Exercise aim => Copy out the listing that follows exactly, dropping every picture.

Material provided =>
--- --- ---
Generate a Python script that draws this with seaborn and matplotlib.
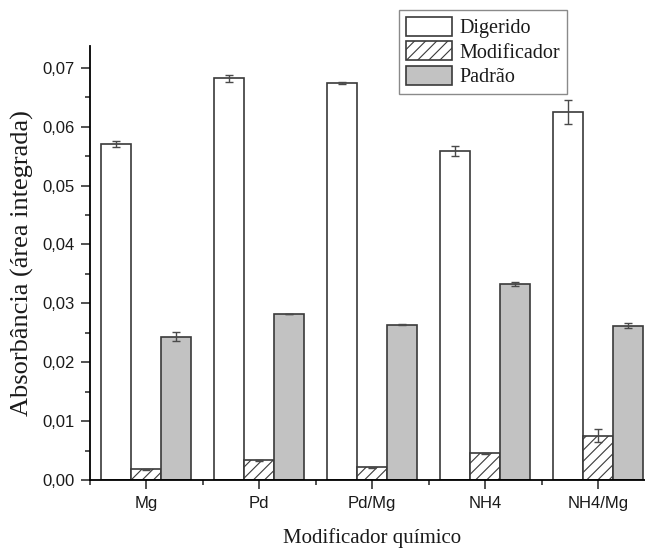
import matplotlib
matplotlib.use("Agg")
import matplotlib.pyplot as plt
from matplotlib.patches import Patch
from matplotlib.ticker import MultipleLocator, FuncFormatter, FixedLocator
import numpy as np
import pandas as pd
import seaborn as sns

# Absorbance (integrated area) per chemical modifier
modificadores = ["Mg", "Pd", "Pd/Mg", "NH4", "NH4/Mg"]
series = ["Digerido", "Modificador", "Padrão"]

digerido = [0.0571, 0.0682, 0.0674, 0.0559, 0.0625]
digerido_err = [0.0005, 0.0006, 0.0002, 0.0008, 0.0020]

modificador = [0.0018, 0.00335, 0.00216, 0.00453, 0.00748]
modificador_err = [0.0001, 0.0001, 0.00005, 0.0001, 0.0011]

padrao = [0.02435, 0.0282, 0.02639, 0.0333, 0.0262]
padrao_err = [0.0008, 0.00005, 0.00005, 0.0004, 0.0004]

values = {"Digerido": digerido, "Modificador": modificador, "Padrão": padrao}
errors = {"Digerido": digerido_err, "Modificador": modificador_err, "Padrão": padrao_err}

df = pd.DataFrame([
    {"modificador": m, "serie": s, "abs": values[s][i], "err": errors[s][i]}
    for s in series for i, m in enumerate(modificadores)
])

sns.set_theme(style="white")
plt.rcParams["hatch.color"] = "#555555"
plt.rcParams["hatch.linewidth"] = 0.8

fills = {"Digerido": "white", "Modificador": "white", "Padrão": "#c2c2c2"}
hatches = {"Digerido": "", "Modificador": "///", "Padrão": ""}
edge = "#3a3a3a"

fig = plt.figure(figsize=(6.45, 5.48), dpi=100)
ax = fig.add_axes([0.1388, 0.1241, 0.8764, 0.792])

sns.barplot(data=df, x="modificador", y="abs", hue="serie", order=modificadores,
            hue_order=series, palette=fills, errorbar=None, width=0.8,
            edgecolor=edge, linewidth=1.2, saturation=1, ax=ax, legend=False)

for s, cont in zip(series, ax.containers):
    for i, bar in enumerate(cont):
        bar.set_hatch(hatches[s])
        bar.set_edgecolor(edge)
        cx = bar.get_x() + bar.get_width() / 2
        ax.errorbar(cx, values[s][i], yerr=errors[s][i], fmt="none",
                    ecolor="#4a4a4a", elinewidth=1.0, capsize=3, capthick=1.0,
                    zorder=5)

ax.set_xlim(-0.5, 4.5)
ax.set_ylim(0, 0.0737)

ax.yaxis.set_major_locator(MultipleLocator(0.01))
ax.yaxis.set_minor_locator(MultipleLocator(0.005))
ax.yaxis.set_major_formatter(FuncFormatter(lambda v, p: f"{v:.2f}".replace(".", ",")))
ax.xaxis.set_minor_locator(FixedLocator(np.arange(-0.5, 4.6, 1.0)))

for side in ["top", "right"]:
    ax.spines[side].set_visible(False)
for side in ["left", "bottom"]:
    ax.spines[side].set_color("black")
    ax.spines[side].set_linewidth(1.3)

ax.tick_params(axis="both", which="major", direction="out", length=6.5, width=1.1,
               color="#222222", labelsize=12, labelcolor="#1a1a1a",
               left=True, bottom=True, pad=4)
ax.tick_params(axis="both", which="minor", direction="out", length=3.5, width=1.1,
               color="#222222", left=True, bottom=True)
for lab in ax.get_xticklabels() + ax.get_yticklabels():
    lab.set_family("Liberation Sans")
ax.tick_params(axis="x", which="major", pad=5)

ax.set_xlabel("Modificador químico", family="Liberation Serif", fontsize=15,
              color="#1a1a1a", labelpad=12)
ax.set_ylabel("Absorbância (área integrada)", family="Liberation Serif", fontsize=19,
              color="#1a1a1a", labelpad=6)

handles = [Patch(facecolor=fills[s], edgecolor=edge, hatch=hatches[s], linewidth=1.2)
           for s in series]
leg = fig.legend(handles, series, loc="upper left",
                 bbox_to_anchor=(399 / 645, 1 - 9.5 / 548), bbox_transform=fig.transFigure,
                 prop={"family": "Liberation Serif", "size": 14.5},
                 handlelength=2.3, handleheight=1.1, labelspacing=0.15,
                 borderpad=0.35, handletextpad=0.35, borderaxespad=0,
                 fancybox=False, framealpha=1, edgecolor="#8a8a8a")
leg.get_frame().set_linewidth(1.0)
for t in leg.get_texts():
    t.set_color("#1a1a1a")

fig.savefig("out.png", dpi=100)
--- --- ---
Reply =>
Generate a Python script that draws this with seaborn and matplotlib.
import matplotlib
matplotlib.use("Agg")
import matplotlib.pyplot as plt
from matplotlib.patches import Patch
from matplotlib.ticker import MultipleLocator, FuncFormatter, FixedLocator
import numpy as np
import pandas as pd
import seaborn as sns

# Absorbance (integrated area) per chemical modifier
modificadores = ["Mg", "Pd", "Pd/Mg", "NH4", "NH4/Mg"]
series = ["Digerido", "Modificador", "Padrão"]

digerido = [0.0571, 0.0682, 0.0674, 0.0559, 0.0625]
digerido_err = [0.0005, 0.0006, 0.0002, 0.0008, 0.0020]

modificador = [0.0018, 0.00335, 0.00216, 0.00453, 0.00748]
modificador_err = [0.0001, 0.0001, 0.00005, 0.0001, 0.0011]

padrao = [0.02435, 0.0282, 0.02639, 0.0333, 0.0262]
padrao_err = [0.0008, 0.00005, 0.00005, 0.0004, 0.0004]

values = {"Digerido": digerido, "Modificador": modificador, "Padrão": padrao}
errors = {"Digerido": digerido_err, "Modificador": modificador_err, "Padrão": padrao_err}

df = pd.DataFrame([
    {"modificador": m, "serie": s, "abs": values[s][i], "err": errors[s][i]}
    for s in series for i, m in enumerate(modificadores)
])

sns.set_theme(style="white")
plt.rcParams["hatch.color"] = "#555555"
plt.rcParams["hatch.linewidth"] = 0.8

fills = {"Digerido": "white", "Modificador": "white", "Padrão": "#c2c2c2"}
hatches = {"Digerido": "", "Modificador": "///", "Padrão": ""}
edge = "#3a3a3a"

fig = plt.figure(figsize=(6.45, 5.48), dpi=100)
ax = fig.add_axes([0.1388, 0.1241, 0.8764, 0.792])

sns.barplot(data=df, x="modificador", y="abs", hue="serie", order=modificadores,
            hue_order=series, palette=fills, errorbar=None, width=0.8,
            edgecolor=edge, linewidth=1.2, saturation=1, ax=ax, legend=False)

for s, cont in zip(series, ax.containers):
    for i, bar in enumerate(cont):
        bar.set_hatch(hatches[s])
        bar.set_edgecolor(edge)
        cx = bar.get_x() + bar.get_width() / 2
        ax.errorbar(cx, values[s][i], yerr=errors[s][i], fmt="none",
                    ecolor="#4a4a4a", elinewidth=1.0, capsize=3, capthick=1.0,
                    zorder=5)

ax.set_xlim(-0.5, 4.5)
ax.set_ylim(0, 0.0737)

ax.yaxis.set_major_locator(MultipleLocator(0.01))
ax.yaxis.set_minor_locator(MultipleLocator(0.005))
ax.yaxis.set_major_formatter(FuncFormatter(lambda v, p: f"{v:.2f}".replace(".", ",")))
ax.xaxis.set_minor_locator(FixedLocator(np.arange(-0.5, 4.6, 1.0)))

for side in ["top", "right"]:
    ax.spines[side].set_visible(False)
for side in ["left", "bottom"]:
    ax.spines[side].set_color("black")
    ax.spines[side].set_linewidth(1.3)

ax.tick_params(axis="both", which="major", direction="out", length=6.5, width=1.1,
               color="#222222", labelsize=12, labelcolor="#1a1a1a",
               left=True, bottom=True, pad=4)
ax.tick_params(axis="both", which="minor", direction="out", length=3.5, width=1.1,
               color="#222222", left=True, bottom=True)
for lab in ax.get_xticklabels() + ax.get_yticklabels():
    lab.set_family("Liberation Sans")
ax.tick_params(axis="x", which="major", pad=5)

ax.set_xlabel("Modificador químico", family="Liberation Serif", fontsize=15,
              color="#1a1a1a", labelpad=12)
ax.set_ylabel("Absorbância (área integrada)", family="Liberation Serif", fontsize=19,
              color="#1a1a1a", labelpad=6)

handles = [Patch(facecolor=fills[s], edgecolor=edge, hatch=hatches[s], linewidth=1.2)
           for s in series]
leg = fig.legend(handles, series, loc="upper left",
                 bbox_to_anchor=(399 / 645, 1 - 9.5 / 548), bbox_transform=fig.transFigure,
                 prop={"family": "Liberation Serif", "size": 14.5},
                 handlelength=2.3, handleheight=1.1, labelspacing=0.15,
                 borderpad=0.35, handletextpad=0.35, borderaxespad=0,
                 fancybox=False, framealpha=1, edgecolor="#8a8a8a")
leg.get_frame().set_linewidth(1.0)
for t in leg.get_texts():
    t.set_color("#1a1a1a")

fig.savefig("out.png", dpi=100)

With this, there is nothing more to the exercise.